Over the past five years, the Bainum Family Foundation has engaged diverse stakeholders — including nonprofit organizations, early childhood educators, families and advocates — to work toward creating a comprehensive, equitable and sustainable birth-to-3 system in the District of Columbia.

This past fiscal year, our intent was to focus on elevating practitioner voices in policy decisions locally and equipping them to serve in that capacity. We established new partnerships with two practitioner-led organizations — the District of Columbia Association for the Education of Young Children (DCAEYC) and the DC Family Child Care Association — in addition to our existing partnership with the District of Columbia Head Start Association.

When the pandemic struck, followed by sustained protests for racial justice, our Early Learning partners were exceptional in their responses, acting with urgency and creativity. Supported by emergency funding from the Foundation, says Marica Cox Mitchell, Director of Early Learning, “Our partners identified ways to meet the needs of infants and toddlers and their families across the District — through direct service and policy improvements — while managing their organizations’ operations during the global health crisis.”

Our policy partners played a key role in advocating for the well-being of the early childhood education profession. DCAEYC and the Under 3 DC coalition administered surveys to gather data from child care providers in the District. The insights gathered were shared in a short brief asserting the need for greater investments in the field so that early childhood educators could continue serving the community during the pandemic and beyond. This brief and resulting advocacy work supported the creation of a $5 million emergency relief fund by the District dedicated to early childhood education.

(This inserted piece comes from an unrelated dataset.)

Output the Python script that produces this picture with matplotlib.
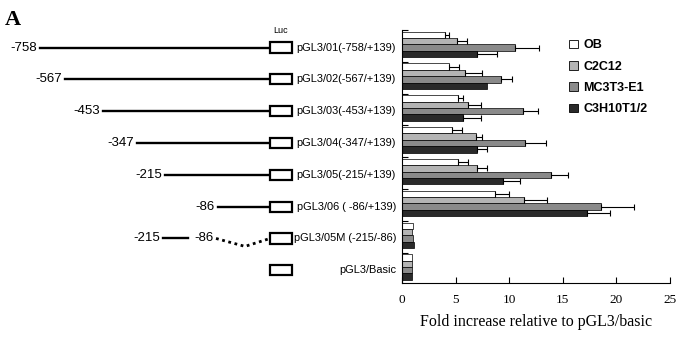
import numpy as np
import matplotlib.pyplot as plt
from matplotlib.patches import Rectangle, Patch

# constructs, top to bottom
constructs = ['pGL3/01(-758/+139)', 'pGL3/02(-567/+139)', 'pGL3/03(-453/+139)',
              'pGL3/04(-347/+139)', 'pGL3/05(-215/+139)', 'pGL3/06 ( -86/+139)',
              'pGL3/05M (-215/-86)', 'pGL3/Basic']
promoter_start = ['-758', '-567', '-453', '-347', '-215', '-86']

cells = ['OB', 'C2C12', 'MC3T3-E1', 'C3H10T1/2']
fold = {
    'OB':        [4.0, 4.4, 5.2, 4.7, 5.2, 8.7, 1.0, 0.9],
    'C2C12':     [5.1, 5.9, 6.2, 6.9, 7.0, 11.4, 0.9, 0.9],
    'MC3T3-E1':  [10.5, 9.2, 11.3, 11.5, 13.9, 18.6, 1.0, 0.9],
    'C3H10T1/2': [7.0, 7.9, 5.7, 7.0, 9.4, 17.3, 1.1, 0.9],
}
err = {
    'OB':        [0.4, 0.9, 0.5, 0.9, 1.0, 1.3, 0.0, 0.0],
    'C2C12':     [1.0, 1.6, 1.2, 0.6, 0.9, 2.1, 0.0, 0.0],
    'MC3T3-E1':  [2.3, 1.1, 1.4, 1.9, 1.6, 3.0, 0.0, 0.0],
    'C3H10T1/2': [1.9, 0.0, 1.7, 0.9, 1.6, 2.1, 0.0, 0.0],
}
colors = ['#ffffff', '#b4b4b4', '#8a8a8a', '#2a2a2a']

W, H = 679, 341
fig = plt.figure(figsize=(W / 100, H / 100), dpi=100)
ylim = (7.5, -0.45)

# ---- bar panel ----
ax = fig.add_axes([402 / W, 1 - 283 / H, 268 / W, 253 / H])
n = len(constructs)
y = np.arange(n)
bh = 0.2
for k, c in enumerate(cells):
    pos = y + (k - 1.5) * bh
    ax.barh(pos, fold[c], height=bh, color=colors[k], edgecolor='black', linewidth=0.5)
    e = np.array(err[c])
    m = e > 0
    ax.errorbar(np.array(fold[c])[m], pos[m], xerr=[np.zeros(m.sum()), e[m]],
                fmt='none', ecolor='black', elinewidth=0.8, capsize=2.2, capthick=0.8)
ax.set_xlim(0, 25)
ax.set_ylim(*ylim)
ax.set_xticks([0, 5, 10, 15, 20, 25])
ax.set_yticks(np.arange(n) - 0.45)
ax.set_yticklabels([])
ax.tick_params(axis='y', direction='in', length=4, width=0.8)
ax.tick_params(axis='x', direction='in', length=4, width=0.8, pad=8, labelsize=9.5)
for lab in ax.get_xticklabels():
    lab.set_family('Liberation Serif')
for s in ['top', 'right']:
    ax.spines[s].set_visible(False)
ax.spines['left'].set_linewidth(0.8)
ax.spines['bottom'].set_linewidth(0.8)
ax.set_xlabel('Fold increase relative to pGL3/basic', family='Liberation Serif',
              fontsize=11.5, labelpad=6)

handles = [Patch(facecolor=colors[k], edgecolor='black', linewidth=0.6) for k in range(4)]
leg = fig.legend(handles, cells, loc='upper left', bbox_to_anchor=(558 / W, 1 - 28 / H),
                 frameon=False, handlelength=0.7, handleheight=0.7, handletextpad=0.4,
                 labelspacing=0.75, prop={'family': 'Liberation Sans', 'weight': 'bold', 'size': 9})

# ---- construct diagram ----
dx = fig.add_axes([0, 1 - 283 / H, 402 / W, 253 / H])
dx.set_xlim(0, 402)
dx.set_ylim(*ylim)
dx.axis('off')
narrow = ['Liberation Sans Narrow', 'Liberation Sans']
line_x0 = [40, 65, 103, 137, 165, 218]
box_x, box_w, box_h = 270, 22, 0.32
yoff = 0.1
for i in range(n):
    yy = i + yoff
    dx.add_patch(Rectangle((box_x, yy - box_h / 2), box_w, box_h, facecolor='white',
                           edgecolor='black', linewidth=1.6, zorder=3))
    dx.text(396, yy, constructs[i], ha='right', va='center', fontsize=7.9, family=narrow)
    if i < len(line_x0):
        dx.plot([line_x0[i], box_x], [yy, yy], color='black', lw=1.7)
        dx.text(line_x0[i] - 3, yy, promoter_start[i], ha='right', va='center',
                fontsize=9.5, family='Liberation Sans')
# mutant construct: -215 ... -86 with deleted region
yy = 6 + yoff
dx.text(160, yy, '-215', ha='right', va='center', fontsize=9.5, family='Liberation Sans')
dx.plot([163, 188], [yy, yy], color='black', lw=1.7)
dx.text(214, yy, '-86', ha='right', va='center', fontsize=9.5, family='Liberation Sans')
dx.plot([216, 245, box_x], [yy, yy + 0.25, yy], color='black', lw=2, ls=(0, (1, 1.3)))
dx.text(box_x + box_w / 2, -0.3, 'Luc', ha='center', va='bottom', fontsize=6.5,
        family='Liberation Sans')

fig.text(5 / W, 1 - 20 / H, 'A', ha='left', va='center', fontsize=16, fontweight='bold',
         family='Liberation Serif')

fig.savefig('out.png', dpi=100)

Our Early Learning partners — including Bright Beginnings, Inc. (top photo and above left), and Martha’s Table (above right) — have provided a range of vital supports to children and families with emergency funding from the Bainum Family Foundation.

Emergency funding from the Foundation also was instrumental in helping Bright Beginnings, Inc. (BBI), launch Project #BrighterTogether to take the organization’s work virtual during COVID-19. Each BBI family received a device that allowed BBI staff to remain in contact with children and families and to provide virtual educational and family support services. Through a series of distribution and delivery days, families received their devices and their “classroom in a box” — a book bag of learning resources and activities supported by BBI’s newly launched at-home learning platform. Additionally, families regularly received groceries, diapers, wipes, cleaning supplies, face masks and other essential items.

“The Bainum Family Foundation’s support has been immeasurable in BBI’s quest for growth, impact and service — both during these unprecedented times and through its ongoing support of our instructional coaches and practice-based coaching program and its investment in our new facility in 2018,” says BBI Executive Director Marla Dean, EdD.

Other work supported by our emergency funding includes the following:

  • Martha’s Table, Educare and National Children’s Center supported distance learning for children and professional development for staff, while also serving as resource hubs for families by providing meals, diapers and more.
  • Among the many supports it offered to families and other early learning centers, United Planning Organization (UPO) was designated by the District as a primary child care hub for essential workers during the pandemic.
  • Children’s Law Center and DC Appleseed used the Foundation’s emergency funding to reconfigure their organizations for remote work, allowing both organizations to maintain their advocacy services on behalf of families and young children.
  • DC Fiscal Policy Institute helped advocates and families understand pandemic-related changes to the D.C. government’s budget schedule and also trained members of the Under 3 DC coalition on the budget process to ensure effective advocacy on behalf of children and families.
  • DC Hunger Solutions helped government agencies apply for waivers for WIC (Special Supplemental Nutrition Program for Women, Infants, and Children) and CACFP (Child and Adult Care Food Program) to better support access to services, which increased families’ food security in the District amid COVID-19.